- _Goal_
Within the material below, find each line bearing the word "this" and present it.

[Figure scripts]
────────────────────────────────────────
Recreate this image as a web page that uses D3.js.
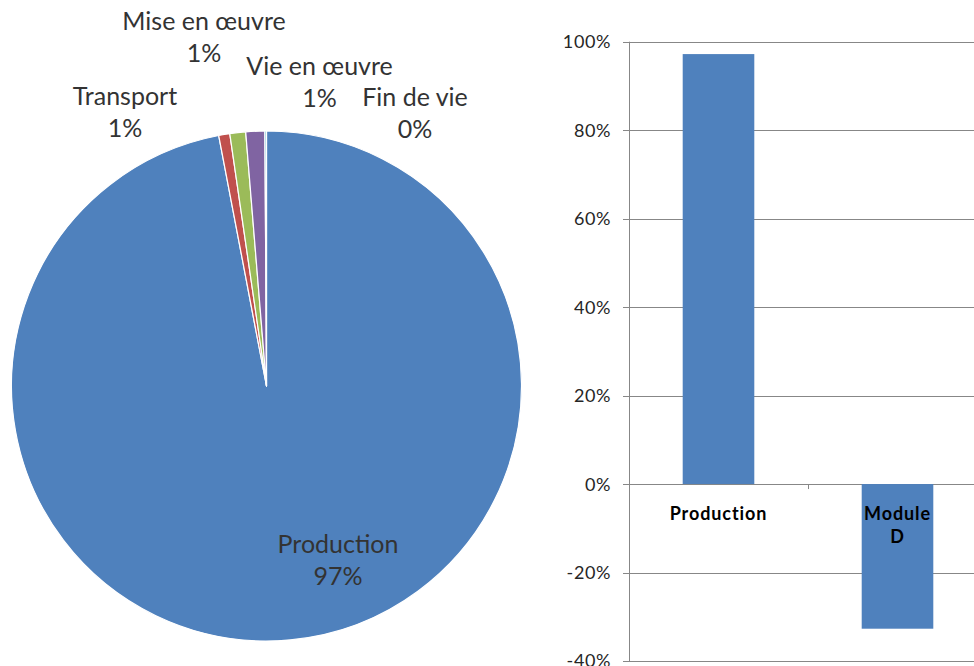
<!DOCTYPE html>
<html>
<head>
<meta charset="utf-8">
<script src="https://cdn.jsdelivr.net/npm/d3@7"></script>
<style>
  body { margin: 0; background: #fff; }
  svg { display: block; }
  text { font-family: Lato, "Open Sans", sans-serif; }
</style>
</head>
<body>
<div id="chart"></div>
<script>
// pie data (share of impact by life-cycle stage, %)
const pieStages = ['Production', 'Transport', 'Mise en œuvre', 'Vie en œuvre', 'Fin de vie'];
const pieValues = [97.0, 0.7, 1.0, 1.2, 0.1];
const pieColors = ['#4F81BD', '#C0504D', '#9BBB59', '#8064A2', '#4BACC6'];
// label anchor offsets from pie centre (Excel placed these by hand)
const pieLabelOffsets = [[71.5, 167], [-141.5, -281], [-62.5, -356], [53, -311], [148.5, -280]];

// bar data
const barCategories = [['Production'], ['Module', 'D']];
const barValues = [97.2, -32.7];
const yTicks = [-40, -20, 0, 20, 40, 60, 80, 100];

const W = 974, H = 666;
const svg = d3.select('#chart').append('svg')
  .attr('width', W)
  .attr('height', H);

// ---- Pie ----
const cx = 266.5, cy = 386, r = 255;
const pie = d3.pie().sort(null).value(d => d);
const arc = d3.arc().innerRadius(0).outerRadius(r);
const arcs = pie(pieValues);

const pg = svg.append('g')
  .attr('transform', 'translate(' + cx + ',' + cy + ')');

pg.selectAll('path')
  .data(arcs)
  .enter().append('path')
    .attr('d', arc)
    .attr('fill', (d, i) => pieColors[i])
    .attr('stroke', '#fff')
    .attr('stroke-width', 1.2)
    .attr('stroke-linejoin', 'round');

const fmt = d3.format('.0f');
const labels = pg.selectAll('text.plabel')
  .data(arcs)
  .enter().append('text')
    .attr('class', 'plabel')
    .attr('text-anchor', 'middle')
    .attr('font-size', '25px')
    .attr('fill', '#333')
    .attr('transform', (d, i) => 'translate(' + pieLabelOffsets[i][0] + ',' + pieLabelOffsets[i][1] + ')');
labels.append('tspan')
  .attr('x', 0)
  .text((d, i) => pieStages[i]);
labels.append('tspan')
  .attr('x', 0)
  .attr('dy', 32)
  .text(d => fmt(d.data) + '%');

// ---- Bars ----
const margin = {left: 629, right: -13};
const y = d3.scaleLinear().domain([-40, 100]).range([661, 41.7]);
const x = d3.scaleBand()
  .domain(barCategories.map(d => d.join(' ')))
  .range([margin.left, W - margin.right])
  .paddingInner(0.6)
  .paddingOuter(0.3);
const xEdges = d3.scaleBand()
  .domain(x.domain())
  .range([margin.left, W - margin.right]);

const bg = svg.append('g');

// gridlines
bg.append('g')
  .selectAll('line')
  .data(yTicks)
  .enter().append('line')
    .attr('x1', margin.left - 6)
    .attr('x2', W)
    .attr('y1', d => Math.round(y(d)) + 0.5)
    .attr('y2', d => Math.round(y(d)) + 0.5)
    .attr('stroke', '#878787')
    .attr('stroke-width', 1);

// tick labels
bg.append('g')
  .selectAll('text')
  .data(yTicks)
  .enter().append('text')
    .attr('x', 611)
    .attr('y', d => y(d))
    .attr('dy', '0.36em')
    .attr('text-anchor', 'end')
    .attr('font-size', '18px')
    .attr('letter-spacing', '0.6px')
    .attr('fill', '#262626')
    .text(d => d + '%');

// bars
bg.append('g')
  .selectAll('rect')
  .data(barValues)
  .enter().append('rect')
    .attr('x', (d, i) => x(barCategories[i].join(' ')))
    .attr('width', x.bandwidth())
    .attr('y', d => y(Math.max(0, d)))
    .attr('height', d => Math.abs(y(d) - y(0)))
    .attr('fill', '#4F81BD');

// vertical axis line
bg.append('line')
  .attr('x1', margin.left + 0.5)
  .attr('x2', margin.left + 0.5)
  .attr('y1', y(100))
  .attr('y2', y(-40))
  .attr('stroke', '#878787');

// category tick marks on zero line
bg.append('g')
  .selectAll('line')
  .data(x.domain().slice(1))
  .enter().append('line')
    .attr('x1', d => Math.round(xEdges(d)) + 0.5)
    .attr('x2', d => Math.round(xEdges(d)) + 0.5)
    .attr('y1', y(0))
    .attr('y2', y(0) + 5)
    .attr('stroke', '#878787');

// category labels
const cl = bg.append('g')
  .selectAll('text')
  .data(barCategories)
  .enter().append('text')
    .attr('text-anchor', 'middle')
    .attr('font-size', '18px')
    .attr('font-weight', 'bold')
    .attr('letter-spacing', '0.9px')
    .attr('fill', '#000')
    .attr('transform', d => 'translate(' + (x(d.join(' ')) + x.bandwidth() / 2) + ',' + (y(0) + 36) + ')');
cl.selectAll('tspan')
  .data(d => d)
  .enter().append('tspan')
    .attr('x', 0)
    .attr('dy', (d, i) => i === 0 ? 0 : 23)
    .text(d => d);
</script>
</body>
</html>
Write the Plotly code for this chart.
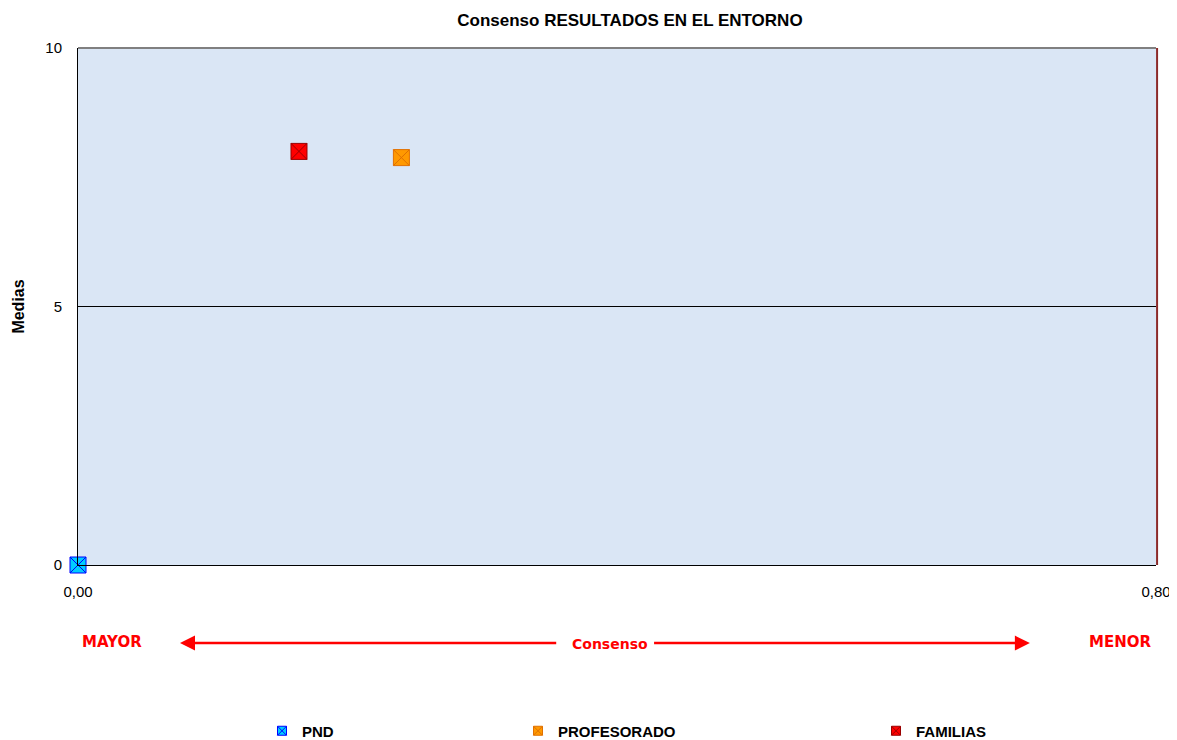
import plotly.graph_objects as go

# Data
series_names = ["PND", "PROFESORADO", "FAMILIAS"]
consenso = [0.0, 0.24, 0.164]
medias = [0.0, 7.88, 8.0]
fill_colors = ["#00CCFF", "#FF9900", "#FF0000"]
line_colors = ["#0000FF", "#E07000", "#990000"]
x_tickvals = [0.0, 0.8]
x_ticktext = ["0,00", "0,80"]
y_tickvals = [0, 5, 10]

fig = go.Figure()
legend_ids = ["legend", "legend2", "legend3"]
for i, name in enumerate(series_names):
    fig.add_trace(go.Scatter(
        x=[consenso[i]], y=[medias[i]], mode="markers", name=name, showlegend=False,
        marker=dict(symbol="square-x", size=16, color=fill_colors[i],
                    line=dict(color=line_colors[i], width=1)),
        cliponaxis=False,
    ))
    # legend-only entry with small marker
    fig.add_trace(go.Scatter(
        x=[None], y=[None], mode="markers", name=name, legend=legend_ids[i],
        marker=dict(symbol="square-x", size=9, color=fill_colors[i],
                    line=dict(color=line_colors[i], width=1)),
    ))

W, H = 1169, 732
leg_common = dict(orientation="h", yanchor="middle", y=9 / H, xanchor="left",
                  xref="container", yref="container",
                  font=dict(family="Arial", size=15, color="black", weight="bold"),
                  bgcolor="rgba(0,0,0,0)", itemwidth=30)
fig.update_layout(
    width=W, height=H,
    margin=dict(l=70, r=21, t=40, b=175),
    paper_bgcolor="white", plot_bgcolor="#DAE6F5",
    title=dict(text="<b>Consenso RESULTADOS EN EL ENTORNO</b>", x=0.512, xref="paper",
               xanchor="center", y=1 - 12 / H, yanchor="middle",
               font=dict(family="Arial", size=17, color="black")),
    font=dict(family="Arial", size=14, color="black"),
    legend=dict(**leg_common, x=254 / W),
    legend2=dict(**leg_common, x=510 / W),
    legend3=dict(**leg_common, x=868 / W),
    xaxis=dict(range=[0, 0.8], tickvals=x_tickvals, ticktext=x_ticktext, showgrid=False,
               zeroline=False, showline=True, linecolor="black", linewidth=1, automargin=False,
               ticks="", ticklabelstandoff=13, ticklabeloverflow="allow",
               tickfont=dict(family="Arial", size=15)),
    yaxis=dict(range=[0, 10], tickvals=y_tickvals, showgrid=True, gridcolor="black", gridwidth=1,
               zeroline=False, showline=True, linecolor="black", linewidth=1, automargin=False,
               ticks="", ticklabelstandoff=12, tickfont=dict(family="Arial", size=15),
               title=dict(text="<b>Medias</b>", font=dict(family="Arial", size=16), standoff=16)),
    showlegend=True,
)

# top border and right border
fig.add_shape(type="line", xref="paper", yref="paper", x0=0, x1=1, y0=1, y1=1,
              line=dict(color="#808080", width=2))
fig.add_shape(type="line", xref="paper", yref="paper", x0=1.001, x1=1.001, y0=0, y1=1,
              line=dict(color="#8B2A2A", width=2))

red = "#FF0000"
afont = dict(family="DejaVu Sans", size=14, color=red)
# arrows
for tip, tail in [(0.0946, 0.445), (0.883, 0.533)]:
    fig.add_annotation(xref="x domain", yref="y domain", x=tip, y=-0.151, ax=tail, ay=-0.151,
                       axref="x domain", ayref="y domain", showarrow=True, arrowhead=2,
                       arrowsize=1.2, arrowwidth=2.5, arrowcolor=red, text="")
fig.add_annotation(xref="paper", yref="paper", x=0.4935, y=-0.152, xanchor="center",
                   yanchor="middle", showarrow=False, text="<b>Consenso</b>", font=afont,
                   bgcolor="white")
fig.add_annotation(xref="paper", yref="paper", x=0.0315, y=-0.149, xanchor="center",
                   yanchor="middle", showarrow=False, text="<b>MAYOR</b>",
                   font=dict(afont, size=15))
fig.add_annotation(xref="paper", yref="paper", x=0.9662, y=-0.149, xanchor="center",
                   yanchor="middle", showarrow=False, text="<b>MENOR</b>",
                   font=dict(afont, size=15))

fig.write_html("out.html")
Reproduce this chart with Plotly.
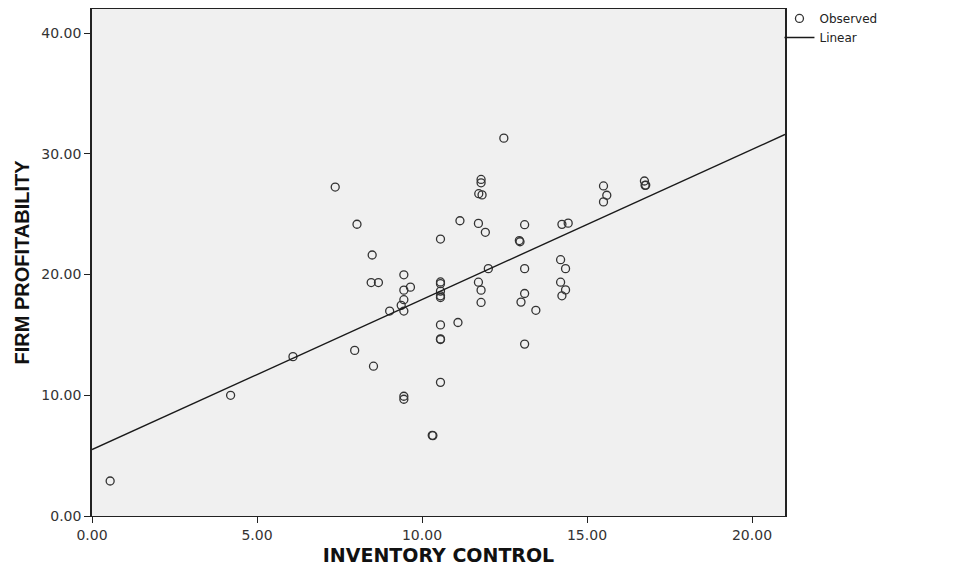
import plotly.graph_objects as go
import numpy as np

inventory_control = [0.55, 4.20, 6.09, 7.37, 7.96, 8.03, 8.49, 8.46, 8.68, 8.53,
                     9.02, 9.45, 9.45, 9.65, 9.45, 9.37, 9.45, 9.45, 9.45, 10.31,
                     10.33, 10.56, 10.56, 10.56, 10.56, 10.56, 10.56, 10.56, 10.56, 10.56,
                     10.56, 11.09, 11.15, 11.79, 11.79, 11.72, 11.82, 11.71, 11.92, 12.01,
                     11.71, 11.79, 11.79, 12.48, 12.95, 12.97, 13.11, 13.11, 13.11, 13.00,
                     13.45, 13.11, 14.20, 14.35, 14.20, 14.35, 14.24, 14.24, 14.43, 15.50,
                     15.60, 15.50, 16.74, 16.76, 16.78]
firm_profitability = [2.9, 10.0, 13.2, 27.25, 13.72, 24.17, 21.62, 19.34, 19.34, 12.41,
                      16.98, 19.98, 18.71, 18.96, 17.92, 17.45, 16.98, 9.92, 9.67, 6.68,
                      6.66, 22.94, 19.39, 19.25, 18.63, 18.24, 18.10, 15.83, 14.67, 14.62,
                      11.07, 16.03, 24.46, 27.88, 27.60, 26.70, 26.60, 24.24, 23.50, 20.49,
                      19.37, 18.71, 17.69, 31.30, 22.82, 22.72, 24.13, 20.49, 18.43, 17.72,
                      17.04, 14.24, 21.23, 20.49, 19.37, 18.73, 18.24, 24.16, 24.26, 27.34,
                      26.57, 26.02, 27.75, 27.39, 27.41]

# Linear fit
fit_intercept = 5.5
fit_slope = 1.243
fit_x_range = [0.0, 21.0]

x_ticks = [0, 5, 10, 15, 20]
y_ticks = [0, 10, 20, 30, 40]

fit_x = np.array(fit_x_range)
fit_y = fit_intercept + fit_slope * fit_x

fig = go.Figure()
fig.add_trace(go.Scatter(
    x=inventory_control, y=firm_profitability, mode="markers", name="Observed",
    marker=dict(symbol="circle-open", size=8, color="#333333", line=dict(width=1.3, color="#333333")),
))
fig.add_trace(go.Scatter(
    x=fit_x, y=fit_y, mode="lines", name="Linear",
    line=dict(color="#1a1a1a", width=1.4),
))

tickfont = dict(family="DejaVu Sans", size=14, color="#333333")
fig.update_layout(
    width=968, height=571,
    margin=dict(l=92, r=183, t=4, b=55),
    paper_bgcolor="white",
    plot_bgcolor="#F0F0F0",
    showlegend=True,
    legend=dict(x=0.992, y=1.01, xanchor="left", yanchor="top",
                font=dict(family="DejaVu Sans", size=12, color="#222222"),
                bgcolor="rgba(0,0,0,0)", itemwidth=30, tracegroupgap=0),
    xaxis=dict(range=[0, 21], tickvals=x_ticks, tickformat=".2f",
               showgrid=False, zeroline=False, showline=True, linecolor="#222222", linewidth=1.2,
               mirror=True, ticks="outside", ticklen=6, tickcolor="#222222", tickwidth=1.2,
               tickfont=tickfont,
               title=dict(text="<b>INVENTORY CONTROL</b>", standoff=6,
                          font=dict(family="DejaVu Sans", size=19, color="#111111"))),
    yaxis=dict(range=[0, 42], tickvals=y_ticks, tickformat=".2f",
               showgrid=False, zeroline=False, showline=True, linecolor="#222222", linewidth=1.6,
               mirror=True, ticks="outside", ticklen=6, tickcolor="#222222", tickwidth=1.2,
               tickfont=tickfont,
               title=dict(text="<b>FIRM PROFITABILITY</b>", standoff=6,
                          font=dict(family="Liberation Sans", size=20, color="#111111"))),
)

fig.write_html("out.html", config={"displayModeBar": False},
               post_script="document.body.style.margin='0';")
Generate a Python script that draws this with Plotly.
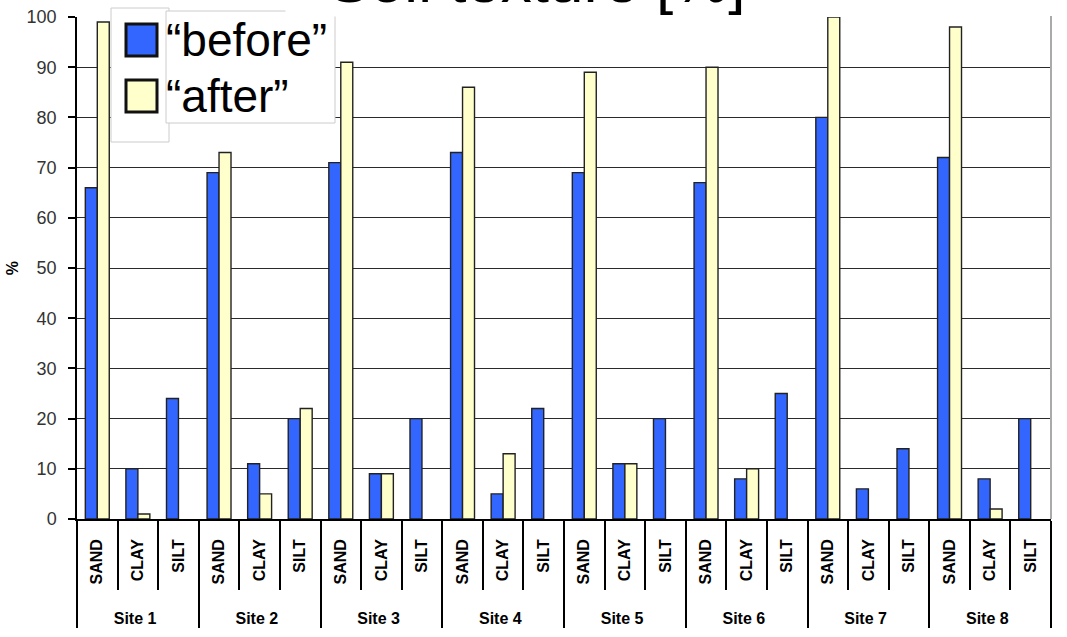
import plotly.graph_objects as go

# Soil texture per site, before and after treatment (percent)
sites = ["Site 1", "Site 2", "Site 3", "Site 4", "Site 5", "Site 6", "Site 7", "Site 8"]
fractions = ["SAND", "CLAY", "SILT"]
before = [66, 10, 24, 69, 11, 20, 71, 9, 20, 73, 5, 22,
          69, 11, 20, 67, 8, 25, 80, 6, 14, 72, 8, 20]
after = [99, 1, None, 73, 5, 22, 91, 9, None, 86, 13, None,
         89, 11, None, 90, 10, None, 100, None, None, 98, 2, None]
y_ticks = [0, 10, 20, 30, 40, 50, 60, 70, 80, 90, 100]

# site names sit one line lower than the fraction labels
x_outer = ["<br>" + s for s in sites for _ in fractions]
x_inner = [f for _ in sites for f in fractions]

W, H = 1067, 637
ML, MR, MT, MB = 77, 16, 17, 118
PW, PH = W - ML - MR, H - MT - MB


def px(xp):
    return (xp - ML) / PW


def py(yp):
    return (H - MB - yp) / PH


fig = go.Figure()
fig.add_trace(go.Bar(
    x=[x_outer, x_inner], y=before, name="\u201cbefore\u201d",
    marker=dict(color="#3366FF", line=dict(color="#222222", width=1.4)),
    showlegend=False,
))
fig.add_trace(go.Bar(
    x=[x_outer, x_inner], y=after, name="\u201cafter\u201d",
    marker=dict(color="#FFFFCC", line=dict(color="#222222", width=1.4)),
    showlegend=False,
))

font = "Liberation Sans, Arial, sans-serif"

shapes = [
    # right border of the chart area
    dict(type="line", xref="paper", yref="paper", x0=1, x1=1, y0=0, y1=py(16),
         line=dict(color="#aaaaaa", width=2)),
    # legend frames
    dict(type="rect", xref="paper", yref="paper", layer="above",
         x0=px(111), x1=px(169), y0=py(142), y1=py(8),
         fillcolor="white", line=dict(color="#cccccc", width=1)),
    dict(type="rect", xref="paper", yref="paper", layer="above",
         x0=px(166), x1=px(335), y0=py(123), y1=py(11),
         fillcolor="white", line=dict(color="#cccccc", width=1)),
    # legend swatches
    dict(type="rect", xref="paper", yref="paper", layer="above",
         x0=px(126), x1=px(157), y0=py(56), y1=py(24),
         fillcolor="#3366FF", line=dict(color="#111111", width=3)),
    dict(type="rect", xref="paper", yref="paper", layer="above",
         x0=px(126), x1=px(157), y0=py(112), y1=py(80),
         fillcolor="#FFFFCC", line=dict(color="#111111", width=3)),
]

annotations = [
    dict(text="Soil texture [%]", xref="paper", yref="paper",
         x=px(537), y=py(17), xanchor="center", yanchor="bottom",
         showarrow=False, bgcolor="white", width=500,
         font=dict(family=font, size=62, color="black")),
    dict(text="\u201cbefore\u201d", xref="paper", yref="paper",
         x=px(164), y=py(40), xanchor="left", yanchor="middle",
         showarrow=False, font=dict(family=font, size=46, color="black")),
    dict(text="\u201cafter\u201d", xref="paper", yref="paper",
         x=px(164), y=py(96), xanchor="left", yanchor="middle",
         showarrow=False, font=dict(family=font, size=46, color="black")),
]

fig.update_layout(
    width=W, height=H,
    margin=dict(l=ML, r=MR, t=MT, b=MB, autoexpand=False),
    paper_bgcolor="white", plot_bgcolor="white",
    barmode="group", bargap=0.41, bargroupgap=0,
    shapes=shapes, annotations=annotations,
    font=dict(family=font, color="black"),
)

fig.update_yaxes(
    range=[0, 100], tickvals=y_ticks, automargin=False,
    showgrid=True, gridcolor="#2a2a2a", gridwidth=1.4,
    showline=True, linecolor="black", linewidth=1.5,
    ticks="outside", ticklen=7, tickcolor="black", tickwidth=1.5,
    ticklabelstandoff=8,
    tickfont=dict(family=font, size=18, color="#333333", weight="normal"),
    title=dict(text="%", font=dict(family=font, size=16, weight="bold"), standoff=4),
    zeroline=False,
)

fig.update_xaxes(
    type="multicategory", automargin=False,
    showline=True, linecolor="black", linewidth=1.5,
    ticks="outside", tickson="boundaries", ticklen=69,
    tickcolor="black", tickwidth=1.5, tickangle=-90,
    ticklabelstandoff=12,
    tickfont=dict(family=font, size=16, color="black", weight="bold"),
    showdividers=True, dividercolor="black", dividerwidth=1.5,
    showgrid=False,
)

fig.write_html("out.html")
────────────────────────────────────────
- _Correct response_
Recreate this image as a web page that uses D3.js.
Write the Plotly code for this chart.
Reproduce this chart with Plotly.
Generate a Python script that draws this with Plotly.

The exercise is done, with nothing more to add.